As for the pie filling, I just used instant Jello Chocolate Pudding mix, Coconut Gelatin mix from the Asian grocery store, and Cool Whip.  However, to make a truly authentic and homemade version, follow the recipe posted here Enjoy!

Monday, February 16, 2009

Valentine's day sweets

Even though Valentine's day is supposed to be a day for lovers, I like to indulge in the cheesiness and spread the cheer around. So this year I had a party and made a LOT of sweets. Here's what I made:

Chocolate Haupia (coconut pudding) Mini Pies

Strawberry Shortcakes

Shortbread Hearts

Oatmeal Lace Cookies with Chocolate

Red Velvet Cupcakes with Cream Cheese Frosting

Vanilla Cupcakes with Guava Buttercream Frosting

Recipes to follow in subsequent entries. If you're dying for a particular one right now, let me know; I'll be happy to post it.

Sunday, October 12, 2008

It's almost Halloween...

Well, three weeks from it, anyways. My roommates and I made witch hat cookies yesterday, but when we piled them up on the plate it ended up looking more like Chocolate Island from Super Mario World. So if you're wondering what that little green thing is- it's a Dino-Rhino.
Anyhow, recipe as follows, and a song from Patrick Wolf called Ghost Song to accompany the witch hats.

Witch Hat Cookies

  • 2 cups all-purpose flour
  • 1/2 cup unsweetened cocoa powder
  • 1/2 teaspoon baking soda
  • 1/2 teaspoon baking powder
  • 1 teaspoon salt
  • 16 tablespoons (2 sticks) unsalted butter, softened
  • 1 cup packed brown sugar
  • 1 cup packed granulated sugar
  • 1 cup smooth peanut butter
  • 2 large eggs
  • 1 1/2 teaspoons vanilla extract
  • 1 bag Hershey's Kisses

- Adjust the oven racks to the upper and lower middle positions, and preheat the oven to 350*. Grease two baking sheets.
- In a medium bowl, whisk together the flour, cocoa, baking soda, baking powder, and salt.
- In a large bowl, beat the butter until creamy, then add the sugar and beat until fluffy.

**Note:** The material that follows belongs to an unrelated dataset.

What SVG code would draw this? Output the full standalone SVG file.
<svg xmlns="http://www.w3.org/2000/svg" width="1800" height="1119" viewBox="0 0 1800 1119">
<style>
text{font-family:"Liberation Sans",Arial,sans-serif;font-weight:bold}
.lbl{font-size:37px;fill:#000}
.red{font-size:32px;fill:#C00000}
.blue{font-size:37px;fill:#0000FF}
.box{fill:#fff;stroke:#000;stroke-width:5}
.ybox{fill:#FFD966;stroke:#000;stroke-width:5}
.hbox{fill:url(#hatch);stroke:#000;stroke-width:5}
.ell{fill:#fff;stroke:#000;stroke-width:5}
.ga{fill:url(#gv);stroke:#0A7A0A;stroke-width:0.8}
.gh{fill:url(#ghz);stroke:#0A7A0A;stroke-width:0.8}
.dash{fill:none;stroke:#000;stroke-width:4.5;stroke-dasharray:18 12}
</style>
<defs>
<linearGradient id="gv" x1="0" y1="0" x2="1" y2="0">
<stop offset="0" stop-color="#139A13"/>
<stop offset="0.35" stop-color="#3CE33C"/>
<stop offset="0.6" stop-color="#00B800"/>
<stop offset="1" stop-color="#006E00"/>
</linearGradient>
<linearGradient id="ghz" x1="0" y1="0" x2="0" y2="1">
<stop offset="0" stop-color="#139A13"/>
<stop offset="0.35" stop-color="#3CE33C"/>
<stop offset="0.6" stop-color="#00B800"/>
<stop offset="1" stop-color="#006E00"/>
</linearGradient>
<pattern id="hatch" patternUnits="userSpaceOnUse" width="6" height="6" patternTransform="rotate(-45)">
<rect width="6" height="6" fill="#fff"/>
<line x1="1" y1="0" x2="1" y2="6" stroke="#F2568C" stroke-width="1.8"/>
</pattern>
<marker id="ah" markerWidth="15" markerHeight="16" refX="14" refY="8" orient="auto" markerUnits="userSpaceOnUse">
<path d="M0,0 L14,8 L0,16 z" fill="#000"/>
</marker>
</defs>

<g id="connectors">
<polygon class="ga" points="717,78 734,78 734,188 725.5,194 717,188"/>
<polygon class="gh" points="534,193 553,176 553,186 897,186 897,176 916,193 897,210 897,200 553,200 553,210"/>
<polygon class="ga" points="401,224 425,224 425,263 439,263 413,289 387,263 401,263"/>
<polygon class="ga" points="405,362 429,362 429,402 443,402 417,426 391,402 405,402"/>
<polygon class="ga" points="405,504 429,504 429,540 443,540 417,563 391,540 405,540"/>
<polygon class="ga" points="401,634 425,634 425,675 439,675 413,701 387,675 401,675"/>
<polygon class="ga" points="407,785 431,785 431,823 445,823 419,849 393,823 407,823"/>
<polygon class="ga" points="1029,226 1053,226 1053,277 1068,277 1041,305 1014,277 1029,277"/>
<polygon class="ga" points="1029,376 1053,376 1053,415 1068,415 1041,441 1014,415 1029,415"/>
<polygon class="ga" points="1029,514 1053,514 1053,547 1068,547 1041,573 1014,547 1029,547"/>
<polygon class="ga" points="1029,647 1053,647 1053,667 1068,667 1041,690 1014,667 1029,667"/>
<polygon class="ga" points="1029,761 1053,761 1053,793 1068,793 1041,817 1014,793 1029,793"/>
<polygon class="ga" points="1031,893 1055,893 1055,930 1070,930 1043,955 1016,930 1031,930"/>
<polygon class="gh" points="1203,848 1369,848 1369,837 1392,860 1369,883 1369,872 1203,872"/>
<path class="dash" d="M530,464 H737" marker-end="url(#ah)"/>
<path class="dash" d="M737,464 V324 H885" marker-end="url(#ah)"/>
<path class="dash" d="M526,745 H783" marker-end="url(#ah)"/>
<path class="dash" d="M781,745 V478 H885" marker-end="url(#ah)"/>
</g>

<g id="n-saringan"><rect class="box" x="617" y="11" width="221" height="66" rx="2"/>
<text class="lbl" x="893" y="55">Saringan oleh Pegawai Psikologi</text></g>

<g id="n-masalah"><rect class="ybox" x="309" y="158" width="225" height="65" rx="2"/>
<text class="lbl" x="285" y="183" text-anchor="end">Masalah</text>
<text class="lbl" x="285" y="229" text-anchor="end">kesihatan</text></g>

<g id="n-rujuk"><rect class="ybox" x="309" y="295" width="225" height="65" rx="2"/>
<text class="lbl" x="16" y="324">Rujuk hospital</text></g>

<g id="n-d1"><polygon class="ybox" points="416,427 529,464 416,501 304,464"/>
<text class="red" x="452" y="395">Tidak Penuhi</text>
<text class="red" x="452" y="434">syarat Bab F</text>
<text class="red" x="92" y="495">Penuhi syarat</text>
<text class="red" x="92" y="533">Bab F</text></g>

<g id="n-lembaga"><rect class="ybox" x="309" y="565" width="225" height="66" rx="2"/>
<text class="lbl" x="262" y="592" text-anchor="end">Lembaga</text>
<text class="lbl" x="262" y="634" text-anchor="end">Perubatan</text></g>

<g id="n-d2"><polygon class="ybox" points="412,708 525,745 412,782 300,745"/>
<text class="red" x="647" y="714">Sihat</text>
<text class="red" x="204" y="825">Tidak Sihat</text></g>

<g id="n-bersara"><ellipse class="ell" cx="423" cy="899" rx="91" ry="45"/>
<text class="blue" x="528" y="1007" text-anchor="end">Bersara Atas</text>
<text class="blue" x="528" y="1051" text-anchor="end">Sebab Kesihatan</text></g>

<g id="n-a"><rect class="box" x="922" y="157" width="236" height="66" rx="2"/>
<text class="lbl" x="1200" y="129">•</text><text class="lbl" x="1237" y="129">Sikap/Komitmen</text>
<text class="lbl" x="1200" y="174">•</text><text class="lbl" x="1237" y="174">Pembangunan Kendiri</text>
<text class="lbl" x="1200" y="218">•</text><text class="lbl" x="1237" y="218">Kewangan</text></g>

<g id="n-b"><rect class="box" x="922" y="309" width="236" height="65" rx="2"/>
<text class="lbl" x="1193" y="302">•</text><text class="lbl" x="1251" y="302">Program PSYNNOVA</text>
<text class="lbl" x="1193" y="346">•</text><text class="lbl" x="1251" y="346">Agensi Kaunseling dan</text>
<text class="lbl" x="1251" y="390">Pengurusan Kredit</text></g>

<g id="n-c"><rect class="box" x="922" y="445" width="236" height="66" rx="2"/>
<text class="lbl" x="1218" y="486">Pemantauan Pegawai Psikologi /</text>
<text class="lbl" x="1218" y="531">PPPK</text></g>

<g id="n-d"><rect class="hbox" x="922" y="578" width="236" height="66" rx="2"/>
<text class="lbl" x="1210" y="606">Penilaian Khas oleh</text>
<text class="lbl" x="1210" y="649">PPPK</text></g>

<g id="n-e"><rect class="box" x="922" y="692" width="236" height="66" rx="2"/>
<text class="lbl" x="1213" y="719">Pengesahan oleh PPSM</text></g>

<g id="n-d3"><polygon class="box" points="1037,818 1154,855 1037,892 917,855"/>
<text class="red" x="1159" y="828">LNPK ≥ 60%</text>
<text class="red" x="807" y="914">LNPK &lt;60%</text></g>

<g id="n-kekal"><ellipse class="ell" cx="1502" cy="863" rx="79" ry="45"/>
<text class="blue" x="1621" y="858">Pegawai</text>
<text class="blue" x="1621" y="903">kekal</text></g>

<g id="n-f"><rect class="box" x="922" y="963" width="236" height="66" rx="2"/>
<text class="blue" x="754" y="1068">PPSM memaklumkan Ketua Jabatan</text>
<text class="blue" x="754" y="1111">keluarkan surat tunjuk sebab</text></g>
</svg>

Beat the peanut butter in until it's fully incorporated, then beat in eggs in one at a time, and finally add the vanilla extract.
- Spoon small balls of the dough, about 1 inch in diameter, onto the baking sheets, then bake for 10 to 12 minutes, switching the pan positions halfway through.
- Once out of the oven, let cookies cool for 1 or 2 minutes, then stick an unwrapped Kiss in the middle of each cookie.